▶ Problem details
Restate the data exactly as given and keep the pictures out.

▶ Given material

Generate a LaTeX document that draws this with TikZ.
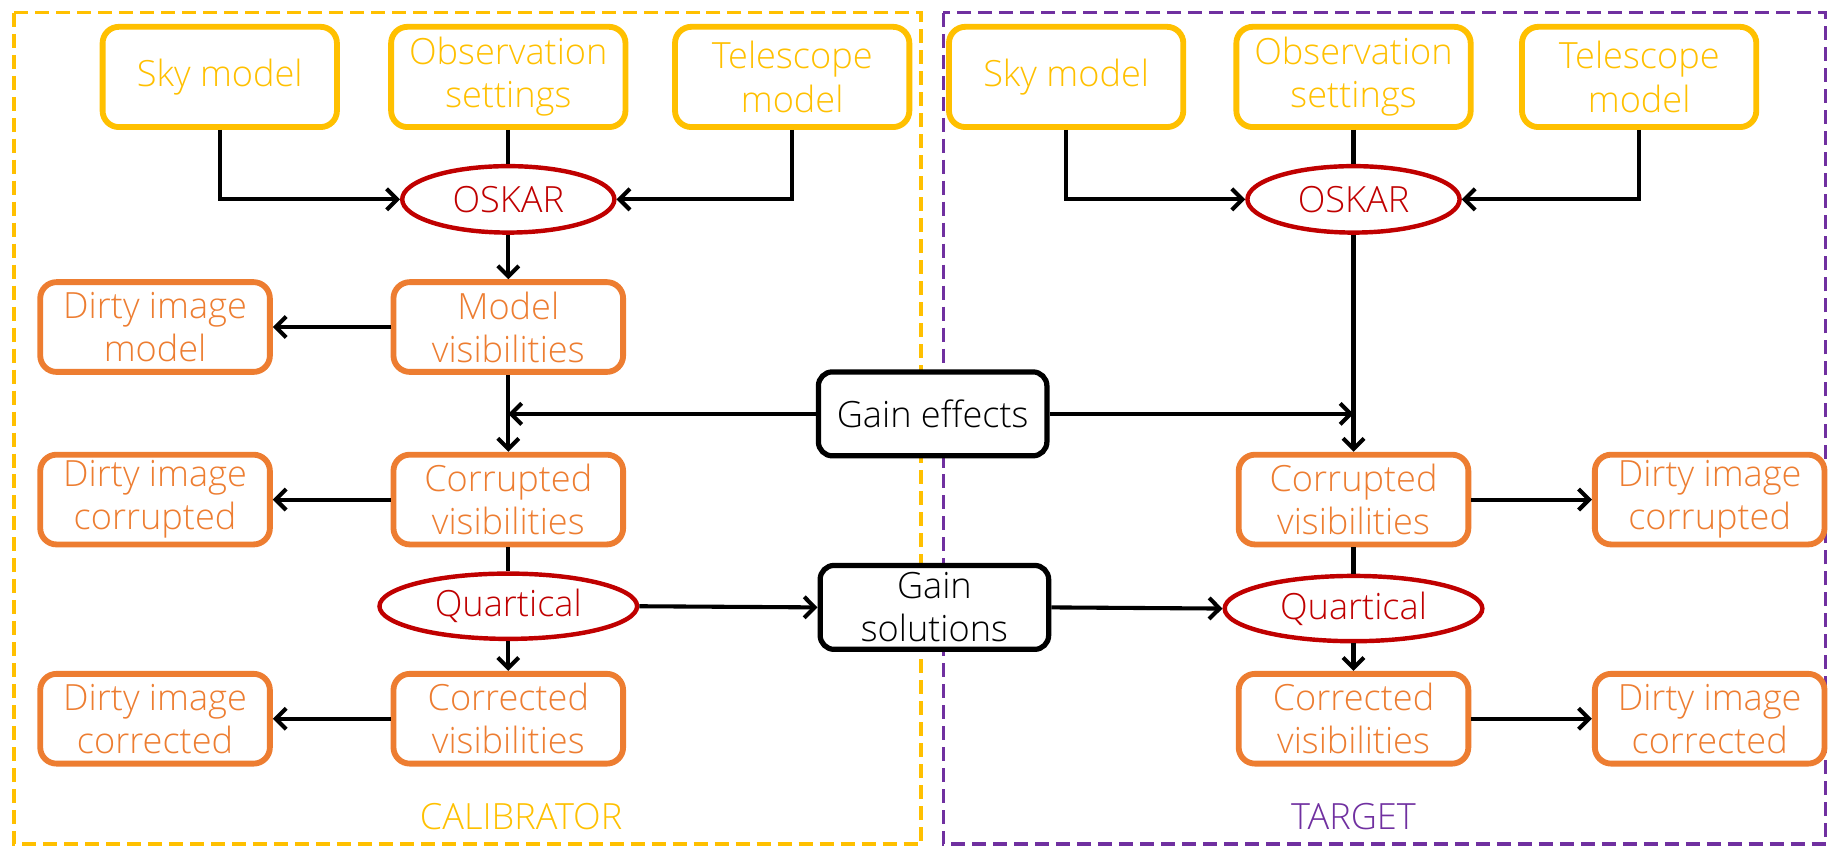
\documentclass[tikz,border=0pt]{standalone}
\usepackage{fontspec}
\setmainfont{Open Sans Light}
\usetikzlibrary{arrows.meta,shapes.geometric}
\definecolor{cyel}{HTML}{FFC000}
\definecolor{corg}{HTML}{ED7D31}
\definecolor{cred}{HTML}{C00000}
\definecolor{cpur}{HTML}{7030A0}
\begin{document}
\begin{tikzpicture}[x=1pt,y=-1pt,
 every node/.style={font=\fontsize{31}{37}\selectfont, align=center, inner sep=0pt},
 ybox/.style={draw=cyel, text=cyel, line width=5pt, rounded corners=14pt, minimum width=201pt, minimum height=86pt, fill=white},
 obox/.style={draw=corg, text=corg, line width=5pt, rounded corners=14pt, minimum width=197pt, minimum height=77pt, fill=white},
 kbox/.style={draw=black, text=black, line width=4.5pt, rounded corners=12pt, minimum width=196pt, minimum height=72pt, fill=white},
 proc/.style={ellipse, draw=cred, text=cred, line width=3.8pt, minimum width=182pt, minimum height=57pt, fill=white},
 conn/.style={line width=3.5pt, draw=black},
 arr/.style={conn, -{Straight Barb[length=9pt,width=18pt]}},
 frmbox/.style={line width=2.8pt, dash pattern=on 12pt off 6pt},
]
\useasboundingbox (0,0) rectangle (1568,726);
% frames
\draw[frmbox, draw=cyel] (12,11) rectangle (790,724);
\draw[frmbox, draw=cpur] (809,11) rectangle (1566,724);
\node[text=cyel] (calL) at (447,700) {CALIBRATOR};
\node[text=cpur] (tarL) at (1161,700) {TARGET};
% calibrator
\node[ybox] (skyL) at (188.5,66) {Sky model};
\node[ybox] (obsL) at (436,66) {Observation\\settings};
\node[ybox] (telL) at (679.5,66) {Telescope\\model};
\node[proc] (oskL) at (436,171) {OSKAR};
\node[obox] (mvL) at (436,280.5) {Model\\visibilities};
\node[obox] (dmL) at (133,280.5) {Dirty image\\model};
\node[obox] (cvL) at (436,428.5) {Corrupted\\visibilities};
\node[obox] (dcL) at (133,428.5) {Dirty image\\corrupted};
\node[proc, minimum width=221pt, minimum height=56pt] (quL) at (436,520) {Quartical};
\node[obox] (rvL) at (436,616.5) {Corrected\\visibilities};
\node[obox] (drL) at (133,616.5) {Dirty image\\corrected};
% middle
\node[kbox] (ge) at (800,355) {Gain effects};
\node[kbox] (gs) at (801.5,521) {Gain\\solutions};
% target
\node[ybox] (skyR) at (914.5,66) {Sky model};
\node[ybox] (obsR) at (1161,66) {Observation\\settings};
\node[ybox] (telR) at (1406,66) {Telescope\\model};
\node[proc] (oskR) at (1161,171) {OSKAR};
\node[obox] (cvR) at (1161,428.5) {Corrupted\\visibilities};
\node[obox] (dcR) at (1466.5,428.5) {Dirty image\\corrupted};
\node[proc, minimum width=221pt, minimum height=56pt] (quR) at (1161,522) {Quartical};
\node[obox] (rvR) at (1161,616.5) {Corrected\\visibilities};
\node[obox] (drR) at (1466.5,616.5) {Dirty image\\corrected};
% connectors calibrator
\draw[arr] (skyL.south) |- (oskL.west);
\draw[arr] (telL.south) |- (oskL.east);
\draw[conn] (obsL.south) -- (oskL.north);
\draw[arr] (oskL.south) -- (mvL.north);
\draw[arr] (mvL.west) -- (dmL.east);
\draw[arr] (mvL.south) -- (cvL.north);
\draw[arr] (cvL.west) -- (dcL.east);
\draw[conn] (cvL.south) -- (quL.north);
\draw[arr] (quL.south) -- (rvL.north);
\draw[arr] (rvL.west) -- (drL.east);
% middle connectors
\draw[arr] (ge.west) -- (mvL.south |- ge.west);
\draw[arr] (ge.east) -- (oskR.south |- ge.east);
\draw[arr] (quL.east) -- (gs.west);
\draw[arr] (gs.east) -- (quR.west);
% connectors target
\draw[arr] (skyR.south) |- (oskR.west);
\draw[arr] (telR.south) |- (oskR.east);
\draw[conn] (obsR.south) -- (oskR.north);
\draw[arr] (oskR.south) -- (cvR.north);
\draw[arr] (cvR.east) -- (dcR.west);
\draw[conn] (cvR.south) -- (quR.north);
\draw[arr] (quR.south) -- (rvR.north);
\draw[arr] (rvR.east) -- (drR.west);
\end{tikzpicture}
\end{document}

▶ Exercise output
Generate a LaTeX document that draws this with TikZ.
\documentclass[tikz,border=0pt]{standalone}
\usepackage{fontspec}
\setmainfont{Open Sans Light}
\usetikzlibrary{arrows.meta,shapes.geometric}
\definecolor{cyel}{HTML}{FFC000}
\definecolor{corg}{HTML}{ED7D31}
\definecolor{cred}{HTML}{C00000}
\definecolor{cpur}{HTML}{7030A0}
\begin{document}
\begin{tikzpicture}[x=1pt,y=-1pt,
 every node/.style={font=\fontsize{31}{37}\selectfont, align=center, inner sep=0pt},
 ybox/.style={draw=cyel, text=cyel, line width=5pt, rounded corners=14pt, minimum width=201pt, minimum height=86pt, fill=white},
 obox/.style={draw=corg, text=corg, line width=5pt, rounded corners=14pt, minimum width=197pt, minimum height=77pt, fill=white},
 kbox/.style={draw=black, text=black, line width=4.5pt, rounded corners=12pt, minimum width=196pt, minimum height=72pt, fill=white},
 proc/.style={ellipse, draw=cred, text=cred, line width=3.8pt, minimum width=182pt, minimum height=57pt, fill=white},
 conn/.style={line width=3.5pt, draw=black},
 arr/.style={conn, -{Straight Barb[length=9pt,width=18pt]}},
 frmbox/.style={line width=2.8pt, dash pattern=on 12pt off 6pt},
]
\useasboundingbox (0,0) rectangle (1568,726);
% frames
\draw[frmbox, draw=cyel] (12,11) rectangle (790,724);
\draw[frmbox, draw=cpur] (809,11) rectangle (1566,724);
\node[text=cyel] (calL) at (447,700) {CALIBRATOR};
\node[text=cpur] (tarL) at (1161,700) {TARGET};
% calibrator
\node[ybox] (skyL) at (188.5,66) {Sky model};
\node[ybox] (obsL) at (436,66) {Observation\\settings};
\node[ybox] (telL) at (679.5,66) {Telescope\\model};
\node[proc] (oskL) at (436,171) {OSKAR};
\node[obox] (mvL) at (436,280.5) {Model\\visibilities};
\node[obox] (dmL) at (133,280.5) {Dirty image\\model};
\node[obox] (cvL) at (436,428.5) {Corrupted\\visibilities};
\node[obox] (dcL) at (133,428.5) {Dirty image\\corrupted};
\node[proc, minimum width=221pt, minimum height=56pt] (quL) at (436,520) {Quartical};
\node[obox] (rvL) at (436,616.5) {Corrected\\visibilities};
\node[obox] (drL) at (133,616.5) {Dirty image\\corrected};
% middle
\node[kbox] (ge) at (800,355) {Gain effects};
\node[kbox] (gs) at (801.5,521) {Gain\\solutions};
% target
\node[ybox] (skyR) at (914.5,66) {Sky model};
\node[ybox] (obsR) at (1161,66) {Observation\\settings};
\node[ybox] (telR) at (1406,66) {Telescope\\model};
\node[proc] (oskR) at (1161,171) {OSKAR};
\node[obox] (cvR) at (1161,428.5) {Corrupted\\visibilities};
\node[obox] (dcR) at (1466.5,428.5) {Dirty image\\corrupted};
\node[proc, minimum width=221pt, minimum height=56pt] (quR) at (1161,522) {Quartical};
\node[obox] (rvR) at (1161,616.5) {Corrected\\visibilities};
\node[obox] (drR) at (1466.5,616.5) {Dirty image\\corrected};
% connectors calibrator
\draw[arr] (skyL.south) |- (oskL.west);
\draw[arr] (telL.south) |- (oskL.east);
\draw[conn] (obsL.south) -- (oskL.north);
\draw[arr] (oskL.south) -- (mvL.north);
\draw[arr] (mvL.west) -- (dmL.east);
\draw[arr] (mvL.south) -- (cvL.north);
\draw[arr] (cvL.west) -- (dcL.east);
\draw[conn] (cvL.south) -- (quL.north);
\draw[arr] (quL.south) -- (rvL.north);
\draw[arr] (rvL.west) -- (drL.east);
% middle connectors
\draw[arr] (ge.west) -- (mvL.south |- ge.west);
\draw[arr] (ge.east) -- (oskR.south |- ge.east);
\draw[arr] (quL.east) -- (gs.west);
\draw[arr] (gs.east) -- (quR.west);
% connectors target
\draw[arr] (skyR.south) |- (oskR.west);
\draw[arr] (telR.south) |- (oskR.east);
\draw[conn] (obsR.south) -- (oskR.north);
\draw[arr] (oskR.south) -- (cvR.north);
\draw[arr] (cvR.east) -- (dcR.west);
\draw[conn] (cvR.south) -- (quR.north);
\draw[arr] (quR.south) -- (rvR.north);
\draw[arr] (rvR.east) -- (drR.west);
\end{tikzpicture}
\end{document}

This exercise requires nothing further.